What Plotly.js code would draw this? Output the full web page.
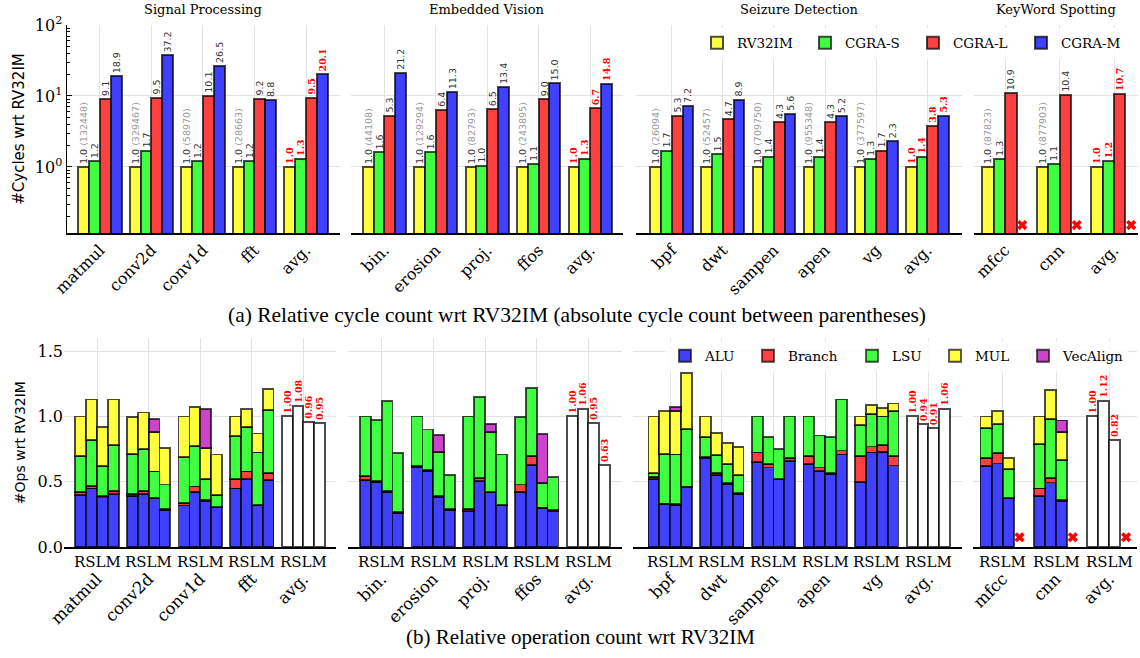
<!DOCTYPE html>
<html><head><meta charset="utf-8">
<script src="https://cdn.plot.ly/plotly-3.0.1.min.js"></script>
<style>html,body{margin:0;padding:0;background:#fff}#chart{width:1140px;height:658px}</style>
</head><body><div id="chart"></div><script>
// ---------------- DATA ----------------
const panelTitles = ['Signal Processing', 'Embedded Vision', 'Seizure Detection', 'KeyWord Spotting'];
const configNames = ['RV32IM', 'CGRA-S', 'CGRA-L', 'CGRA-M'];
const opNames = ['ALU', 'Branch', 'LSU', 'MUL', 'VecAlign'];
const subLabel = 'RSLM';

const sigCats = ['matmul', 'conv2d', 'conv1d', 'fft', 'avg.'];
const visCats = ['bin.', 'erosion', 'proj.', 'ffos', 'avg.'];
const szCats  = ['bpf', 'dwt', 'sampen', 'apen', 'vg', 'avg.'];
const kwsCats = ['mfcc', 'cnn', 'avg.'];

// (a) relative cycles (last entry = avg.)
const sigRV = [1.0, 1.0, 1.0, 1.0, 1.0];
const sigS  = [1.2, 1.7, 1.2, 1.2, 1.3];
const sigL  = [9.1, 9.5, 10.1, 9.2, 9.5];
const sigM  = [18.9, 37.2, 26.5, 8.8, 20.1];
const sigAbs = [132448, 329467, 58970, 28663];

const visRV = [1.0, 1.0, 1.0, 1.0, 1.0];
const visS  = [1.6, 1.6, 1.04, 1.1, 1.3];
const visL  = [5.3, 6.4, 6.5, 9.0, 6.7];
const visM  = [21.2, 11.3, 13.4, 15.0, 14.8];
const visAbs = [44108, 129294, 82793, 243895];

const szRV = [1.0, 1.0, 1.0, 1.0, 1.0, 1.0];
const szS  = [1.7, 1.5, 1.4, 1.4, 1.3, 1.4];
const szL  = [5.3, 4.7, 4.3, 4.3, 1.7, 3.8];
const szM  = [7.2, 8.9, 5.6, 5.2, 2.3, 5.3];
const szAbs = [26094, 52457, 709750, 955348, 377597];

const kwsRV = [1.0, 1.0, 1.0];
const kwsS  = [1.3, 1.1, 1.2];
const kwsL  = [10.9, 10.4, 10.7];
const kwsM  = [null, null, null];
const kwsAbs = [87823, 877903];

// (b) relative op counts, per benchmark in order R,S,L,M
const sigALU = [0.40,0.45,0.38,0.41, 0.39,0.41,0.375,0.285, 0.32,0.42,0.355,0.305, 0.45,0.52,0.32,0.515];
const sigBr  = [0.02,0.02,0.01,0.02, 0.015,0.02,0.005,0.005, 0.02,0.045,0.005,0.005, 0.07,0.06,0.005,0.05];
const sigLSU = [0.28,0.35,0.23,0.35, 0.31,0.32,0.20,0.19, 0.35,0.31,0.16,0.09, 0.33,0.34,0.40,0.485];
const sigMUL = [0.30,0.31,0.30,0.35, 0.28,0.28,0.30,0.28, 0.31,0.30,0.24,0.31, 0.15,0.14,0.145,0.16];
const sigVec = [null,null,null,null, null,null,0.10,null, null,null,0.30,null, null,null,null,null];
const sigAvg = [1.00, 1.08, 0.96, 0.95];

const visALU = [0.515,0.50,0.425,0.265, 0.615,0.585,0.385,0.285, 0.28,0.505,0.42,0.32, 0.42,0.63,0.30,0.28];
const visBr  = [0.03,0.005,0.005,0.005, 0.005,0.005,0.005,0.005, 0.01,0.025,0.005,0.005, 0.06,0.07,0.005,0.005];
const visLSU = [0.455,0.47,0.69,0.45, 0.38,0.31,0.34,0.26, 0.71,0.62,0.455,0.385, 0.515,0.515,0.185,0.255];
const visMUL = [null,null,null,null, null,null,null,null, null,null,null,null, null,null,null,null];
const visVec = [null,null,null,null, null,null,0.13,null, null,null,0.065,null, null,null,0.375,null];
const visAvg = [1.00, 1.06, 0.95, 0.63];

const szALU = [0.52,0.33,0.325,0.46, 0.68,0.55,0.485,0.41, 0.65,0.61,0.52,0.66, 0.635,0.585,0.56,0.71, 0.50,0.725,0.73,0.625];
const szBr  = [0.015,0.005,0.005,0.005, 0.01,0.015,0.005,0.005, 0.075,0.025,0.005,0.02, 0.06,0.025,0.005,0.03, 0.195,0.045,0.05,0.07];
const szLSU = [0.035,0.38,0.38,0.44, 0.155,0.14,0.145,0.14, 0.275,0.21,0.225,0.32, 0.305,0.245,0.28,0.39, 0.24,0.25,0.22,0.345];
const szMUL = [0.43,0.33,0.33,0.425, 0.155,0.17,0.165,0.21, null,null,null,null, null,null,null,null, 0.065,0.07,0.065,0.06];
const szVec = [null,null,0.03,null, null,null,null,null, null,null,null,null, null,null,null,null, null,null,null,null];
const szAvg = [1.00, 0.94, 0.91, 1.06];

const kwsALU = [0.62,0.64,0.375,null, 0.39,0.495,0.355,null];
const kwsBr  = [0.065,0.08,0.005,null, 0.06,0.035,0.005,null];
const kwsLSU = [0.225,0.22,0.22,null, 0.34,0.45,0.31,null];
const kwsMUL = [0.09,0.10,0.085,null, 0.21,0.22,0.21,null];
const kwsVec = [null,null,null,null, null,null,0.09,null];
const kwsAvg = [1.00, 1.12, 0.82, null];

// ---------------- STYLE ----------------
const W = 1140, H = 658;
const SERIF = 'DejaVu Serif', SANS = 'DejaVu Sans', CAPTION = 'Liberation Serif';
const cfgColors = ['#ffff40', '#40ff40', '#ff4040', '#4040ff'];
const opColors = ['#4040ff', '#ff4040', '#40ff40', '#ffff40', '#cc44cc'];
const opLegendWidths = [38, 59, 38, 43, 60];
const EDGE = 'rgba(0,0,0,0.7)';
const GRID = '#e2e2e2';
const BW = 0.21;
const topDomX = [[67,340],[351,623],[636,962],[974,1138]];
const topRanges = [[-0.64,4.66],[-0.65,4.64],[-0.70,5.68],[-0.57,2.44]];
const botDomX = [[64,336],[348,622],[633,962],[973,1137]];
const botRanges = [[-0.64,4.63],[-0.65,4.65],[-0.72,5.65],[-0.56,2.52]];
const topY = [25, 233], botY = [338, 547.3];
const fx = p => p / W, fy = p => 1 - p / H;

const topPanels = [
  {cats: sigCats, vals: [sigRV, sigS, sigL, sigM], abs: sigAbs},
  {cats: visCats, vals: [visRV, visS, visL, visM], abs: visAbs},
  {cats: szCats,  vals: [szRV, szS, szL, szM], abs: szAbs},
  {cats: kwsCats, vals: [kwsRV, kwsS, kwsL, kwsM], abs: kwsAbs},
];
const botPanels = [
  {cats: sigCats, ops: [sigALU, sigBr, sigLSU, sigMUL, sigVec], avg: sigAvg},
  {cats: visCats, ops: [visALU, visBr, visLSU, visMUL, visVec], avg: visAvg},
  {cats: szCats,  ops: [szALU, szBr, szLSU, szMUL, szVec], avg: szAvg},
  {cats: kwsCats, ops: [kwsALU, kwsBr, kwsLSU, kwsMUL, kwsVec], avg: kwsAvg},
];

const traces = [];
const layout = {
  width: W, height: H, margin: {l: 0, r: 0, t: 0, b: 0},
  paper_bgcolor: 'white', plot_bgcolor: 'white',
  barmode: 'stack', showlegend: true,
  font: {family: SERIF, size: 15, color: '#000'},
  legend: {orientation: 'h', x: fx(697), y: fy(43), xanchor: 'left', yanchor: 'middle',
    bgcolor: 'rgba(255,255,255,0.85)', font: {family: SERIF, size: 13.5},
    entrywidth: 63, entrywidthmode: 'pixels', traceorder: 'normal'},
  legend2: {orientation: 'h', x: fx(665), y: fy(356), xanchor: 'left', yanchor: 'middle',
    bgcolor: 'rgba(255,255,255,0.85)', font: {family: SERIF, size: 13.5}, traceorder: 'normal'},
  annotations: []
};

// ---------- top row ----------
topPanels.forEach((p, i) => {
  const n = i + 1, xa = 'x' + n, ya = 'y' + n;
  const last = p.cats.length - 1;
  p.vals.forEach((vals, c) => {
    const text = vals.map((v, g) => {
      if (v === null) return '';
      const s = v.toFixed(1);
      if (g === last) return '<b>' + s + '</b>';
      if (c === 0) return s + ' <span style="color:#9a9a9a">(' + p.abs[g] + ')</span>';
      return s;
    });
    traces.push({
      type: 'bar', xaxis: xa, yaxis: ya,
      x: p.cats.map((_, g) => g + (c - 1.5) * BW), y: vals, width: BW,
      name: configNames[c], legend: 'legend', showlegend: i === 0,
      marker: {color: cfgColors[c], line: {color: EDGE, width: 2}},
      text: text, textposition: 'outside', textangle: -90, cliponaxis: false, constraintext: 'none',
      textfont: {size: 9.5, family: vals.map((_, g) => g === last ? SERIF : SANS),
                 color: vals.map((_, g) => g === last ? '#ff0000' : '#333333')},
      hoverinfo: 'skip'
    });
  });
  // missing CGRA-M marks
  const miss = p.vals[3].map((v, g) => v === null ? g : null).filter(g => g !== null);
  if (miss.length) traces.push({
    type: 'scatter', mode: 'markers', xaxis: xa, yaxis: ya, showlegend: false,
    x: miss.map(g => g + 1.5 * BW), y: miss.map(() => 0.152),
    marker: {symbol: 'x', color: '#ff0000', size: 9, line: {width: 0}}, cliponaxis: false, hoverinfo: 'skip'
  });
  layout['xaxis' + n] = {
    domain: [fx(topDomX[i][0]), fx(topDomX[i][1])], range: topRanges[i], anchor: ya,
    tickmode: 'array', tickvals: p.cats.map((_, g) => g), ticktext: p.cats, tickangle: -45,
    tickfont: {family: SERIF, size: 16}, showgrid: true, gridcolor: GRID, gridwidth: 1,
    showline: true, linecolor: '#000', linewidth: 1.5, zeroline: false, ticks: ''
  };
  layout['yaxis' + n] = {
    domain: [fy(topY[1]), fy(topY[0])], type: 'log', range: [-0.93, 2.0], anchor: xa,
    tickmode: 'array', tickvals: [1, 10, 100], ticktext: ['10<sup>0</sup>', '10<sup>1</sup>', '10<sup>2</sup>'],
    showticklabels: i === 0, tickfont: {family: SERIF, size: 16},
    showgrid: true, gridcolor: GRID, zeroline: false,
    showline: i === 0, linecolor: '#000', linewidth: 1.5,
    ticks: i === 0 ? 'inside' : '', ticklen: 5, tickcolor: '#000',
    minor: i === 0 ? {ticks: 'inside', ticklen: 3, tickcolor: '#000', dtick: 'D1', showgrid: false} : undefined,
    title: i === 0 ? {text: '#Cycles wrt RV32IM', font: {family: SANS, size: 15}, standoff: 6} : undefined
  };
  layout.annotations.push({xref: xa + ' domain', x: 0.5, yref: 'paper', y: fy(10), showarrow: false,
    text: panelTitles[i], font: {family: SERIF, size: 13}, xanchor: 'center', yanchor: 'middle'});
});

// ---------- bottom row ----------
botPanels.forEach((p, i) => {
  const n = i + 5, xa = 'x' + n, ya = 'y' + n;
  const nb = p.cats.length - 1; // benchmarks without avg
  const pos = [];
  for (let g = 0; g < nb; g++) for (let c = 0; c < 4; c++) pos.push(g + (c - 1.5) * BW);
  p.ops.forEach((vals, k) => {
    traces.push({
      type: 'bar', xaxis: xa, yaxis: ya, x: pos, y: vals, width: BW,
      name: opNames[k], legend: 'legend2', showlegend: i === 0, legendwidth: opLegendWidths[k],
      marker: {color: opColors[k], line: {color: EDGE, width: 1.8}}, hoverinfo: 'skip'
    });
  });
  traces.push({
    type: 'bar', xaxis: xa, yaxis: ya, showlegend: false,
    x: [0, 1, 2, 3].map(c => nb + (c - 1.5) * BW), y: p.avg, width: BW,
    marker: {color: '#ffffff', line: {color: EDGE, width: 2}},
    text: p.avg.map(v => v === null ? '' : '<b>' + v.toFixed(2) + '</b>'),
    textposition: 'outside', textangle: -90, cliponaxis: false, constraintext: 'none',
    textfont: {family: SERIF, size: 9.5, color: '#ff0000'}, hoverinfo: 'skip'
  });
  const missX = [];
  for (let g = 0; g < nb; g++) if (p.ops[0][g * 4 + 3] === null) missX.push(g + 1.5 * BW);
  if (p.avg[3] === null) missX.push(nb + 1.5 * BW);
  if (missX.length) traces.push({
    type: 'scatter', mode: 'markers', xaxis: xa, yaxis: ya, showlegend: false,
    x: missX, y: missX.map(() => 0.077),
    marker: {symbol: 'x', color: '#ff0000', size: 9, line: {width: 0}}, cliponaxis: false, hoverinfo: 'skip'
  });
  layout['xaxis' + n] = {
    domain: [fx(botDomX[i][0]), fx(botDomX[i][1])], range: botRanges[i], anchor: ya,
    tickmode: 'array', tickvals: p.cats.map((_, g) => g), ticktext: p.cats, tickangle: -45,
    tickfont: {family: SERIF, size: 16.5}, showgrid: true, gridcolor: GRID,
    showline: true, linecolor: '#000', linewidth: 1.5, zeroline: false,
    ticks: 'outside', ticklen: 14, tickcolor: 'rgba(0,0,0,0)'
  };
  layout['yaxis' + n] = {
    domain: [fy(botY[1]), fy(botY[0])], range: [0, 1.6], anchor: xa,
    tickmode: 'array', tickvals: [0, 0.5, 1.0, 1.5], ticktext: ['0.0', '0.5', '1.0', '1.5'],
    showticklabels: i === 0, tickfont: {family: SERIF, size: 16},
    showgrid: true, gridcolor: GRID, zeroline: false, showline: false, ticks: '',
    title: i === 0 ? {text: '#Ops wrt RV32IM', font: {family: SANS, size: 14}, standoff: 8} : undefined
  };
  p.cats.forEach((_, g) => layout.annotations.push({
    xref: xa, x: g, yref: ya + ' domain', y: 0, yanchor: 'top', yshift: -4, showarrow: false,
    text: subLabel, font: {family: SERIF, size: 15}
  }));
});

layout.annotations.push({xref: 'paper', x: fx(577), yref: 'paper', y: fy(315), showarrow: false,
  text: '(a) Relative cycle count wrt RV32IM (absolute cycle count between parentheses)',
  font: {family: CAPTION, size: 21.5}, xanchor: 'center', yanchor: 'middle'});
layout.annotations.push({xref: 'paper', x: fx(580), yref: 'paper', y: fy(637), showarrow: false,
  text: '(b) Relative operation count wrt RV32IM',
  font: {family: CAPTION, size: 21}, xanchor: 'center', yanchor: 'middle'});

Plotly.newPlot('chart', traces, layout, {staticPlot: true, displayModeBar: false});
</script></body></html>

--- --- ---

__What to produce__: Restate the data word for word from its first line through the line with "const kwsAbs = [87823, 877903];", leaving out any picture along the way.

__Answer for the task__:
What Plotly.js code would draw this? Output the full web page.
<!DOCTYPE html>
<html><head><meta charset="utf-8">
<script src="https://cdn.plot.ly/plotly-3.0.1.min.js"></script>
<style>html,body{margin:0;padding:0;background:#fff}#chart{width:1140px;height:658px}</style>
</head><body><div id="chart"></div><script>
// ---------------- DATA ----------------
const panelTitles = ['Signal Processing', 'Embedded Vision', 'Seizure Detection', 'KeyWord Spotting'];
const configNames = ['RV32IM', 'CGRA-S', 'CGRA-L', 'CGRA-M'];
const opNames = ['ALU', 'Branch', 'LSU', 'MUL', 'VecAlign'];
const subLabel = 'RSLM';

const sigCats = ['matmul', 'conv2d', 'conv1d', 'fft', 'avg.'];
const visCats = ['bin.', 'erosion', 'proj.', 'ffos', 'avg.'];
const szCats  = ['bpf', 'dwt', 'sampen', 'apen', 'vg', 'avg.'];
const kwsCats = ['mfcc', 'cnn', 'avg.'];

// (a) relative cycles (last entry = avg.)
const sigRV = [1.0, 1.0, 1.0, 1.0, 1.0];
const sigS  = [1.2, 1.7, 1.2, 1.2, 1.3];
const sigL  = [9.1, 9.5, 10.1, 9.2, 9.5];
const sigM  = [18.9, 37.2, 26.5, 8.8, 20.1];
const sigAbs = [132448, 329467, 58970, 28663];

const visRV = [1.0, 1.0, 1.0, 1.0, 1.0];
const visS  = [1.6, 1.6, 1.04, 1.1, 1.3];
const visL  = [5.3, 6.4, 6.5, 9.0, 6.7];
const visM  = [21.2, 11.3, 13.4, 15.0, 14.8];
const visAbs = [44108, 129294, 82793, 243895];

const szRV = [1.0, 1.0, 1.0, 1.0, 1.0, 1.0];
const szS  = [1.7, 1.5, 1.4, 1.4, 1.3, 1.4];
const szL  = [5.3, 4.7, 4.3, 4.3, 1.7, 3.8];
const szM  = [7.2, 8.9, 5.6, 5.2, 2.3, 5.3];
const szAbs = [26094, 52457, 709750, 955348, 377597];

const kwsRV = [1.0, 1.0, 1.0];
const kwsS  = [1.3, 1.1, 1.2];
const kwsL  = [10.9, 10.4, 10.7];
const kwsM  = [null, null, null];
const kwsAbs = [87823, 877903];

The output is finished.